• WORK REQUIRED
Print the lines of the listing below verbatim from its first line through the line bearing "0.45, 0.40, 0.36];". Any pictures are to be omitted.

((

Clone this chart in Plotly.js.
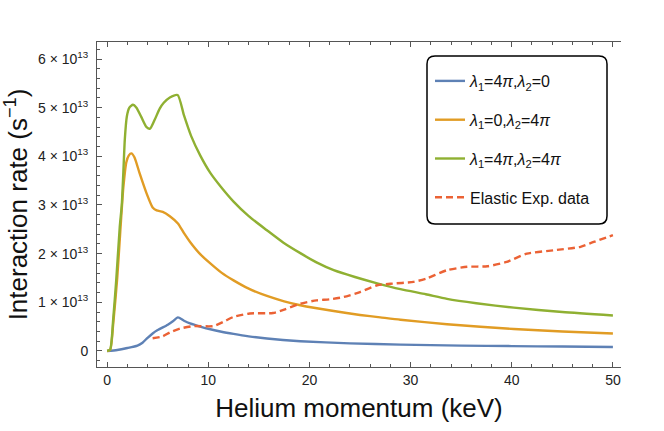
<!DOCTYPE html>
<html>
<head>
<meta charset="utf-8">
<script src="https://cdn.plot.ly/plotly-3.0.1.min.js"></script>
<style>
  html, body { margin: 0; padding: 0; background: #fff; }
  #chart { width: 664px; height: 431px; }
</style>
</head>
<body>
<div id="chart"></div>
<script>
// Values, y in units of 1e13 s^-1
const blueX = [0, 1, 2, 3, 3.5, 4, 4.5, 5, 6, 6.5, 7, 7.6, 8.2, 9.2, 10.2, 11.3, 12.5, 14, 15.8, 19.1, 24, 29, 35, 40, 45, 50];
const blueY = [0, 0.02, 0.06, 0.11, 0.17, 0.27, 0.36, 0.43, 0.54, 0.61, 0.69, 0.62, 0.565, 0.50, 0.445, 0.395, 0.35, 0.30, 0.255, 0.20, 0.155, 0.13, 0.11, 0.10, 0.09, 0.08];

const orangeX = [0, 0.3, 0.6, 1.0, 1.3, 1.6, 1.9, 2.15, 2.4, 2.7, 3.2, 3.9, 4.5, 4.9, 5.5, 6.2, 7.0, 7.6, 8.2, 9.2, 10.2, 11.3, 12.5, 14, 15.8, 17.5, 19.1, 22.4, 25, 27, 29, 33.6, 40.2, 45, 50];
const orangeY = [0, 0.02, 0.55, 1.5, 2.45, 3.35, 3.88, 4.02, 4.06, 3.98, 3.66, 3.24, 2.95, 2.89, 2.86, 2.77, 2.62, 2.42, 2.24, 1.99, 1.80, 1.61, 1.45, 1.28, 1.13, 1.02, 0.94, 0.82, 0.74, 0.69, 0.64, 0.55, 0.45, 0.40, 0.36];

const greenX = [0, 0.3, 0.6, 0.9, 1.25, 1.45, 1.6, 1.75, 1.95, 2.2, 2.55, 2.9, 3.4, 3.9, 4.25, 4.7, 5.2, 5.6, 6.2, 6.97, 7.6, 8.3, 9.2, 10.2, 11.3, 12.5, 14, 15.8, 17.4, 19.1, 20.7, 22.4, 24.5, 26.7, 29, 31.5, 33.6, 36.5, 40.2, 45, 50];
const greenY = [0, 0.03, 0.65, 1.45, 2.55, 3.0, 3.65, 4.35, 4.82, 5.0, 5.06, 5.0, 4.8, 4.6, 4.57, 4.75, 4.98, 5.1, 5.21, 5.26, 4.84, 4.42, 4.02, 3.66, 3.36, 3.07, 2.77, 2.48, 2.23, 2.01, 1.82, 1.66, 1.52, 1.39, 1.27, 1.165, 1.07, 0.98, 0.89, 0.80, 0.73];

const expX = [4.5, 5.5, 6.2, 7.2, 8.5, 10.5, 11.5, 12.5, 14.1, 16.4, 17.5, 19.1, 20.7, 22, 23.4, 25, 26.7, 28, 30.3, 31.6, 33.6, 35.6, 37.6, 39.5, 41.5, 44.2, 46.8, 48.1, 50];
const expY = [0.26, 0.30, 0.38, 0.46, 0.51, 0.51, 0.60, 0.70, 0.77, 0.78, 0.85, 0.97, 1.04, 1.06, 1.11, 1.21, 1.35, 1.38, 1.42, 1.49, 1.66, 1.73, 1.74, 1.83, 2.00, 2.07, 2.14, 2.24, 2.38];

const seriesNames = [
  '<i>λ</i><sub>1</sub>=4<i>π</i>,<i>λ</i><sub>2</sub>=0',
  '<i>λ</i><sub>1</sub>=0,<i>λ</i><sub>2</sub>=4<i>π</i>',
  '<i>λ</i><sub>1</sub>=4<i>π</i>,<i>λ</i><sub>2</sub>=4<i>π</i>',
  'Elastic Exp. data'
];

const yTickVals = [0, 1, 2, 3, 4, 5, 6];
const yTickText = yTickVals.map(v => v === 0 ? '0' : v + ' × 10<sup>13</sup>');

// plot frame in pixels
const W = 664, H = 431;
const M = { l: 97, r: 43, t: 42, b: 64 };

const lineTrace = (x, y, name, color, dash, group) => ({
  x: x,
  y: y,
  name: name,
  legendgroup: group,
  type: 'scatter',
  mode: 'lines',
  line: { color: color, width: 2.4, dash: dash, shape: 'spline', smoothing: 0.6 },
  hoverinfo: 'skip'
});

const traces = [
  lineTrace(blueX, blueY, seriesNames[0], '#5E81B5', 'solid', 'a'),
  lineTrace(orangeX, orangeY, seriesNames[1], '#E19C24', 'solid', 'b'),
  lineTrace(greenX, greenY, seriesNames[2], '#8FB032', 'solid', 'c'),
  lineTrace(expX, expY, seriesNames[3], '#EB6235', '7px,4px', 'd')
];

// rounded legend box, given in pixels and converted to paper coords
const pw = W - M.l - M.r, ph = H - M.t - M.b;
const px = v => (v - M.l) / pw;
const py = v => (H - M.b - v) / ph;
const box = { l: 427, r: 607, t: 56, b: 224, rad: 8 };
const roundBox = [
  `M${px(box.l + box.rad)},${py(box.t)}`,
  `L${px(box.r - box.rad)},${py(box.t)}`,
  `Q${px(box.r)},${py(box.t)} ${px(box.r)},${py(box.t + box.rad)}`,
  `L${px(box.r)},${py(box.b - box.rad)}`,
  `Q${px(box.r)},${py(box.b)} ${px(box.r - box.rad)},${py(box.b)}`,
  `L${px(box.l + box.rad)},${py(box.b)}`,
  `Q${px(box.l)},${py(box.b)} ${px(box.l)},${py(box.b - box.rad)}`,
  `L${px(box.l)},${py(box.t + box.rad)}`,
  `Q${px(box.l)},${py(box.t)} ${px(box.l + box.rad)},${py(box.t)}`,
  'Z'
].join(' ');

const frameColor = '#555';
const layout = {
  width: W,
  height: H,
  paper_bgcolor: '#fff',
  plot_bgcolor: '#fff',
  font: { family: 'Liberation Sans, Arial, sans-serif', color: '#222', size: 14 },
  margin: M,
  showlegend: true,
  legend: {
    x: px(430), y: py(64), xanchor: 'left', yanchor: 'top',
    bgcolor: 'rgba(0,0,0,0)', borderwidth: 0,
    font: { size: 16, color: '#111' },
    traceorder: 'grouped',
    tracegroupgap: 15
  },
  xaxis: {
    range: [-1.0, 50.8],
    tickvals: [0, 10, 20, 30, 40, 50],
    ticks: 'inside', ticklen: 5, tickwidth: 1, tickcolor: frameColor,
    minor: { dtick: 2, ticks: 'inside', ticklen: 3, tickcolor: frameColor, showgrid: false },
    showline: true, linecolor: frameColor, linewidth: 1, mirror: 'allticks',
    showgrid: false, zeroline: false,
    tickfont: { size: 14, color: '#222' },
    title: { text: 'Helium momentum (keV)', font: { size: 26, color: '#111' }, standoff: 12 }
  },
  yaxis: {
    range: [-0.33, 6.35],
    tickvals: yTickVals, ticktext: yTickText,
    ticks: 'inside', ticklen: 5, tickwidth: 1, tickcolor: frameColor,
    minor: { dtick: 0.2, ticks: 'inside', ticklen: 3, tickcolor: frameColor, showgrid: false },
    showline: true, linecolor: frameColor, linewidth: 1, mirror: false,
    showgrid: false, zeroline: false,
    ticklabelstandoff: 5,
    tickfont: { size: 14, color: '#222' },
    title: { text: 'Interaction rate (s<sup>−1</sup>)', font: { size: 26, color: '#111' }, standoff: 6 }
  },
  yaxis2: {
    overlaying: 'y', side: 'right',
    range: [-0.33, 6.35], dtick: 0.5, tick0: 0,
    ticks: 'inside', ticklen: 4, tickwidth: 1, tickcolor: frameColor,
    showticklabels: false, showline: true, linecolor: frameColor, linewidth: 1,
    showgrid: false, zeroline: false
  },
  shapes: [{
    type: 'path', xref: 'paper', yref: 'paper', path: roundBox,
    line: { color: '#000', width: 1.5 }, fillcolor: 'rgba(0,0,0,0)', layer: 'above'
  }]
};

Plotly.newPlot('chart', traces, layout, { displayModeBar: false, staticPlot: true });
</script>
</body>
</html>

))

• RESULT OF THIS EXERCISE
Clone this chart in Plotly.js.
<!DOCTYPE html>
<html>
<head>
<meta charset="utf-8">
<script src="https://cdn.plot.ly/plotly-3.0.1.min.js"></script>
<style>
  html, body { margin: 0; padding: 0; background: #fff; }
  #chart { width: 664px; height: 431px; }
</style>
</head>
<body>
<div id="chart"></div>
<script>
// Values, y in units of 1e13 s^-1
const blueX = [0, 1, 2, 3, 3.5, 4, 4.5, 5, 6, 6.5, 7, 7.6, 8.2, 9.2, 10.2, 11.3, 12.5, 14, 15.8, 19.1, 24, 29, 35, 40, 45, 50];
const blueY = [0, 0.02, 0.06, 0.11, 0.17, 0.27, 0.36, 0.43, 0.54, 0.61, 0.69, 0.62, 0.565, 0.50, 0.445, 0.395, 0.35, 0.30, 0.255, 0.20, 0.155, 0.13, 0.11, 0.10, 0.09, 0.08];

const orangeX = [0, 0.3, 0.6, 1.0, 1.3, 1.6, 1.9, 2.15, 2.4, 2.7, 3.2, 3.9, 4.5, 4.9, 5.5, 6.2, 7.0, 7.6, 8.2, 9.2, 10.2, 11.3, 12.5, 14, 15.8, 17.5, 19.1, 22.4, 25, 27, 29, 33.6, 40.2, 45, 50];
const orangeY = [0, 0.02, 0.55, 1.5, 2.45, 3.35, 3.88, 4.02, 4.06, 3.98, 3.66, 3.24, 2.95, 2.89, 2.86, 2.77, 2.62, 2.42, 2.24, 1.99, 1.80, 1.61, 1.45, 1.28, 1.13, 1.02, 0.94, 0.82, 0.74, 0.69, 0.64, 0.55, 0.45, 0.40, 0.36];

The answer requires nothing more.